(Work to be completed):
In the listing that follows, retype every line from the first through the one containing "ax = fig.add_axes([131". Pictures are to be left out.
※ ※ ※
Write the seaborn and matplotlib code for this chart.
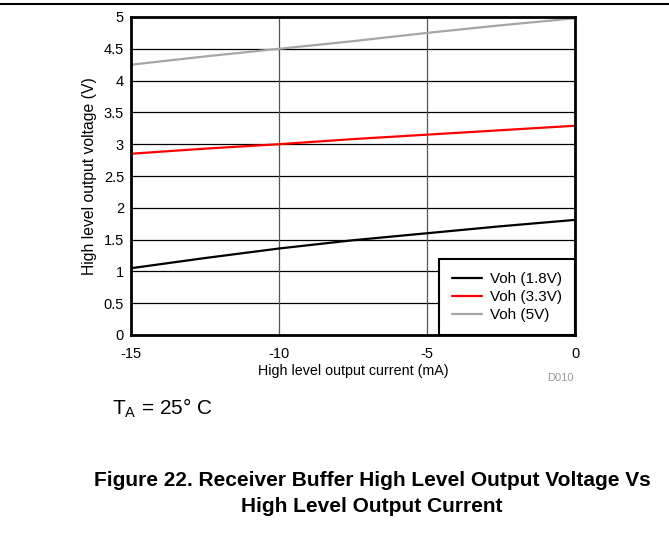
import numpy as np
import pandas as pd
import matplotlib.pyplot as plt
import seaborn as sns

current_ma = [-15, -12.5, -10, -7.5, -5, -2.5, 0]
voh_1v8 = [1.05, 1.21, 1.36, 1.49, 1.60, 1.71, 1.81]
voh_3v3 = [2.85, 2.93, 3.00, 3.08, 3.15, 3.22, 3.29]
voh_5v = [4.25, 4.38, 4.50, 4.62, 4.75, 4.87, 4.98]
series_names = ['Voh (1.8V)', 'Voh (3.3V)', 'Voh (5V)']
series_colors = ['black', 'red', '#a6a6a6']

df = pd.DataFrame({'I': current_ma * 3,
                   'V': voh_1v8 + voh_3v3 + voh_5v,
                   'series': np.repeat(series_names, len(current_ma))})

sns.set_style('white')
plt.rcParams['font.family'] = ['Liberation Sans', 'DejaVu Sans']
plt.rcParams['axes.unicode_minus'] = False
plt.rcParams['text.color'] = 'black'
plt.rcParams['axes.labelcolor'] = 'black'
plt.rcParams['xtick.color'] = 'black'
plt.rcParams['ytick.color'] = 'black'

fig = plt.figure(figsize=(6.69, 5.39), dpi=100)
ax = fig.add_axes([131 / 669, 1 - 335 / 539, 444 / 669, 318 / 539])

sns.lineplot(data=df, x='I', y='V', hue='series', palette=series_colors,
             linewidth=1.6, ax=ax)

ax.set_xlim(-15, 0)
ax.set_ylim(0, 5)
ax.set_xticks([-15, -10, -5, 0])
ax.set_yticks(np.arange(0, 5.01, 0.5))
ax.set_yticklabels(['0', '0.5', '1', '1.5', '2', '2.5', '3', '3.5', '4', '4.5', '5'])
ax.tick_params(axis='y', labelsize=10.5, length=0, pad=5)
ax.tick_params(axis='x', labelsize=10.5, length=0, pad=9)
for v in np.arange(0.5, 5, 0.5):
    ax.axhline(v, color='black', lw=0.9, zorder=0)
for v in [-10, -5]:
    ax.axvline(v, color='#555555', lw=0.9, zorder=0)
for s in ax.spines.values():
    s.set_color('black')
    s.set_linewidth(2)

ax.set_xlabel('High level output current (mA)', fontsize=10.3, labelpad=2)
ax.set_ylabel('High level output voltage (V)', fontsize=11.3, labelpad=5)

leg = ax.legend(loc='lower right', fontsize=11, frameon=True, fancybox=False,
                framealpha=1, borderaxespad=0, handlelength=2.0, labelspacing=0.25,
                borderpad=0.85, handletextpad=0.5)
leg.get_frame().set_edgecolor('black')
leg.get_frame().set_linewidth(1.5)
for h in leg.get_lines():
    h.set_linewidth(1.6)

fig.add_artist(plt.Line2D([0, 1], [1 - 4 / 539, 1 - 4 / 539], color='black', lw=1.5))
fig.text(560 / 669, 1 - 378 / 539, 'D010', fontsize=8, color='#999999', va='center', ha='center')
fig.text(112 / 669, 1 - 408 / 539, r'T$_\mathregular{A}$ = 25° C', fontsize=15, va='center')
fig.text(372 / 669, 1 - 481 / 539, 'Figure 22. Receiver Buffer High Level Output Voltage Vs',
         fontsize=15, weight='bold', ha='center', va='center')
fig.text(372 / 669, 1 - 506 / 539, 'High Level Output Current',
         fontsize=15, weight='bold', ha='center', va='center')

fig.savefig('out.png', dpi=100)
※ ※ ※
(The reply):
Write the seaborn and matplotlib code for this chart.
import numpy as np
import pandas as pd
import matplotlib.pyplot as plt
import seaborn as sns

current_ma = [-15, -12.5, -10, -7.5, -5, -2.5, 0]
voh_1v8 = [1.05, 1.21, 1.36, 1.49, 1.60, 1.71, 1.81]
voh_3v3 = [2.85, 2.93, 3.00, 3.08, 3.15, 3.22, 3.29]
voh_5v = [4.25, 4.38, 4.50, 4.62, 4.75, 4.87, 4.98]
series_names = ['Voh (1.8V)', 'Voh (3.3V)', 'Voh (5V)']
series_colors = ['black', 'red', '#a6a6a6']

df = pd.DataFrame({'I': current_ma * 3,
                   'V': voh_1v8 + voh_3v3 + voh_5v,
                   'series': np.repeat(series_names, len(current_ma))})

sns.set_style('white')
plt.rcParams['font.family'] = ['Liberation Sans', 'DejaVu Sans']
plt.rcParams['axes.unicode_minus'] = False
plt.rcParams['text.color'] = 'black'
plt.rcParams['axes.labelcolor'] = 'black'
plt.rcParams['xtick.color'] = 'black'
plt.rcParams['ytick.color'] = 'black'

fig = plt.figure(figsize=(6.69, 5.39), dpi=100)
ax = fig.add_axes([131 / 669, 1 - 335 / 539, 444 / 669, 318 / 539])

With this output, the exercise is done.